女記者說:“李委員,您的看法真的是很新穎,能不能給我再詳細地談談。”
李波忽然轉過了頭,看著另一邊,說:“不好意思啊,我今天時間比較緊張。”說完,他撥開了鏡頭,匆匆離開。這時鏡頭里出現了一個保安,保安大聲喊:“就是他,站住!”
女老板驚奇地看著電視,說:“這是直播呢,發生什么事了?”
小紅帽哈哈笑了起來:“這個人我認識,他不是什么委員,肯定是偽造了證件混到這里來了。”
女老板說:“這人還真有意思。”
小紅帽站了起來,走出了門外。女老板忙問:“天都黑了,你去哪?”
小紅帽說:“我隨便街上走走。”
走在路上,小紅帽又想起了李波。她微笑著,抬起頭看到兩邊高大的樹。樹上已經沒有葉子了,小紅帽心想,就算是風來了,它們也不會再鼓掌了。她想,李波終于混進了一場會議。他如愿以償。李波和自己是一類人。張海不是,張海是大部分男人應該有的樣子。他們會說甜言蜜語,他們渴望刺激和新鮮,來者不拒。但是歸根結底,他們還是孩子。不管白天玩得多瘋,夜色降臨,他們還是會乖乖回家。這就是他們脫離上下文的生活。他們的脫離其實是為了不脫離。

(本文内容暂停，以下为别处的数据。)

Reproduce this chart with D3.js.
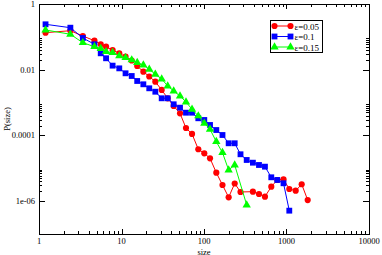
<!DOCTYPE html>
<html>
<head>
<meta charset="utf-8">
<script src="https://cdn.jsdelivr.net/npm/d3@7"></script>
<style>
  body { margin: 0; background: #fff; }
  svg { display: block; font-family: "Liberation Serif", "DejaVu Serif", serif; }
</style>
</head>
<body>
<div id="chart"></div>
<script>
// log-binned cluster sizes (shared bins)
const sizes = [1.2, 2.4, 3.4, 4.7, 5.6, 6.5, 7.8, 9.4, 11.2, 13.3, 15.5, 18.4, 21.7, 25.7, 30.7,
  36.3, 42.9, 51.2, 60.5, 71.6, 85.3, 100.8, 118.3, 141, 167.5, 199, 235.6, 277, 329.3, 391.5,
  464, 548, 654, 773, 920, 1081, 1292, 1528, 1807];

const pEps005 = [0.134, 0.154, 0.106, 0.0764, 0.0594, 0.0502, 0.0398, 0.0316, 0.0249, 0.0191,
  0.013, 0.0087, 0.00622, 0.00432, 0.00242, 0.00135, 0.00079, 0.00047, 0.000168, 0.000111,
  3.79e-5, 2.86e-5, 2.01e-5, 7.34e-6, 3.1e-6, 1.31e-6, 3.45e-6, 1.9e-6, null, 1.94e-6,
  1.65e-6, 1.37e-6, 2.75e-6, 4.41e-6, 4.62e-6, 2.34e-6, 2.08e-6, 3.26e-6, 1.08e-6];

const pEps01 = [0.241, 0.19, 0.0923, 0.0594, 0.0316, 0.0223, 0.0133, 0.011, 0.00778, 0.00644,
  0.00454, 0.0036, 0.00272, 0.00214, 0.00135, 0.00135, 0.000887, 0.000699, 0.000492, 0.000492,
  0.000333, 0.000295, 0.000208, 0.000146, 0.000103, 5.77e-5, 5.77e-5, 2.67e-5, 1.79e-5, 1.48e-5,
  1.26e-5, 1.12e-5, 5.32e-6, 4.41e-6, 3.5e-6, 5.13e-7];

const pEps015 = [0.162, 0.12, 0.0664, 0.0502, 0.0443, 0.0353, 0.033, 0.0262, 0.0232, 0.0198,
  0.0164, 0.0139, 0.0103, 0.00726, 0.00522, 0.0032, 0.00225, 0.00158, 0.00104, 0.000625,
  0.000391, 0.000234, 0.000154, 6.46e-5, 2.99e-5, 8.87e-6, 1.26e-5, null, 7.64e-7];

const seriesNames = ["\u03b5=0.05", "\u03b5=0.1", "\u03b5=0.15"];
const seriesColors = ["#ff0000", "#0000ff", "#00ff00"];
const seriesShapes = [d3.symbolCircle, d3.symbolSquare, d3.symbolTriangle];
const seriesValues = [pEps005, pEps01, pEps015];

const xTickLabels = ["1", "10", "100", "1000", "10000"];
const yTickLabels = ["1", "0.01", "0.0001", "1e-06"];

const width = 382, height = 255;
const margin = { top: 4, right: 13, bottom: 21, left: 39 };
const innerW = width - margin.left - margin.right;
const innerH = height - margin.top - margin.bottom;

const svg = d3.select("#chart").append("svg")
  .attr("width", width)
  .attr("height", height);

const x = d3.scaleLog().domain([1, 10000]).range([0, innerW]);
const y = d3.scaleLog().domain([1e-7, 1]).range([innerH, 0]);

const g = svg.append("g").attr("transform", `translate(${margin.left},${margin.top})`);

// ticks
const xMajor = [1, 10, 100, 1000, 10000];
const xMinor = [];
[1, 10, 100, 1000].forEach((d) => { for (let k = 2; k <= 9; k++) xMinor.push(d * k); });
const yMajor = [1, 1e-2, 1e-4, 1e-6];
const yMinor = [];
[1e-2, 1e-4, 1e-6].forEach((d) => { for (let k = 2; k <= 9; k++) yMinor.push(d * k); });

const ticks = g.append("g").attr("stroke", "#000").attr("stroke-width", 1);
xMajor.forEach((d) => {
  const px = Math.round(x(d)) + 0.5;
  ticks.append("line").attr("x1", px).attr("x2", px).attr("y1", innerH).attr("y2", innerH - 5);
  ticks.append("line").attr("x1", px).attr("x2", px).attr("y1", 0).attr("y2", 5);
});
xMinor.forEach((d) => {
  const px = Math.round(x(d)) + 0.5;
  ticks.append("line").attr("x1", px).attr("x2", px).attr("y1", innerH).attr("y2", innerH - 3);
  ticks.append("line").attr("x1", px).attr("x2", px).attr("y1", 0).attr("y2", 3);
});
yMajor.forEach((d) => {
  const py = Math.round(y(d)) + 0.5;
  ticks.append("line").attr("x1", 0).attr("x2", 6).attr("y1", py).attr("y2", py);
  ticks.append("line").attr("x1", innerW).attr("x2", innerW - 6).attr("y1", py).attr("y2", py);
});
yMinor.forEach((d) => {
  const py = Math.round(y(d)) + 0.5;
  ticks.append("line").attr("x1", 0).attr("x2", 3).attr("y1", py).attr("y2", py);
  ticks.append("line").attr("x1", innerW).attr("x2", innerW - 3).attr("y1", py).attr("y2", py);
});

// frame
g.append("rect")
  .attr("x", 0.5).attr("y", 0.5)
  .attr("width", innerW).attr("height", innerH)
  .attr("fill", "none").attr("stroke", "#000").attr("stroke-width", 1);

// tick labels
g.selectAll(".xlab").data(xMajor).join("text")
  .attr("class", "xlab")
  .attr("x", (d) => x(d))
  .attr("y", innerH + 10)
  .attr("text-anchor", "middle")
  .attr("font-size", 8.5)
  .text((d, i) => xTickLabels[i]);

g.selectAll(".ylab").data(yMajor).join("text")
  .attr("class", "ylab")
  .attr("x", -4)
  .attr("y", (d) => y(d) + 3)
  .attr("text-anchor", "end")
  .attr("font-size", 8.5)
  .text((d, i) => yTickLabels[i]);

// axis titles
svg.append("text")
  .attr("x", margin.left + innerW / 2)
  .attr("y", 254.5)
  .attr("text-anchor", "middle")
  .attr("font-size", 8.5)
  .text("size");

svg.append("text")
  .attr("transform", `translate(10,${margin.top + innerH / 2}) rotate(-90)`)
  .attr("text-anchor", "middle")
  .attr("font-size", 8.5)
  .text("P(size)");

// series
const symbolSizes = [30, 34, 30];
seriesValues.forEach((vals, si) => {
  const pts = vals.map((v, i) => ({ s: sizes[i], p: v })).filter((d) => d.p != null);
  const line = d3.line().x((d) => x(d.s)).y((d) => y(d.p));
  g.append("path")
    .datum(pts)
    .attr("d", line)
    .attr("fill", "none")
    .attr("stroke", seriesColors[si])
    .attr("stroke-width", 1);
  g.append("g").selectAll("path").data(pts).join("path")
    .attr("transform", (d) => `translate(${x(d.s)},${y(d.p)})`)
    .attr("d", d3.symbol().type(seriesShapes[si]).size(symbolSizes[si]))
    .attr("fill", seriesColors[si]);
});

// legend
const legend = svg.append("g").attr("transform", "translate(270.5,20.5)");
legend.append("rect")
  .attr("width", 52).attr("height", 32)
  .attr("fill", "#fff").attr("stroke", "#000").attr("stroke-width", 1);
seriesNames.forEach((name, i) => {
  const ly = 5.5 + i * 10.5;
  const row = legend.append("g").attr("transform", `translate(0,${ly})`);
  row.append("line").attr("x1", 4).attr("x2", 20).attr("y1", 0).attr("y2", 0)
    .attr("stroke", seriesColors[i]).attr("stroke-width", 1);
  [4, 20].forEach((lx) => {
    row.append("path")
      .attr("transform", `translate(${lx},0)`)
      .attr("d", d3.symbol().type(seriesShapes[i]).size(symbolSizes[i]))
      .attr("fill", seriesColors[i]);
  });
  row.append("text").attr("x", 24).attr("y", 3.5)
    .attr("font-size", 9).text(name);
});
</script>
</body>
</html>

小紅帽忽然看到一家賓館還亮著燈。她知道,現在是旅游的淡季,幾乎沒有什么客人的。自己偷偷溜進去被詢問的概率很大。但她想了想還是走進了賓館。吧臺前的服務員拿著手機正玩游戲。她放輕腳步,走了進去,果然有沒有關門的空房。
小紅帽躺在床上,長長地呼出一口氣。心想,生活還是得找個關鍵詞。之前是“重寫”,后來是“脫離上下文”。下面該找個什么詞語呢?她想不起來。
于是她拉開了窗簾,哼著不成調的肖邦,坐沙發上,看窗外夜色蒼茫。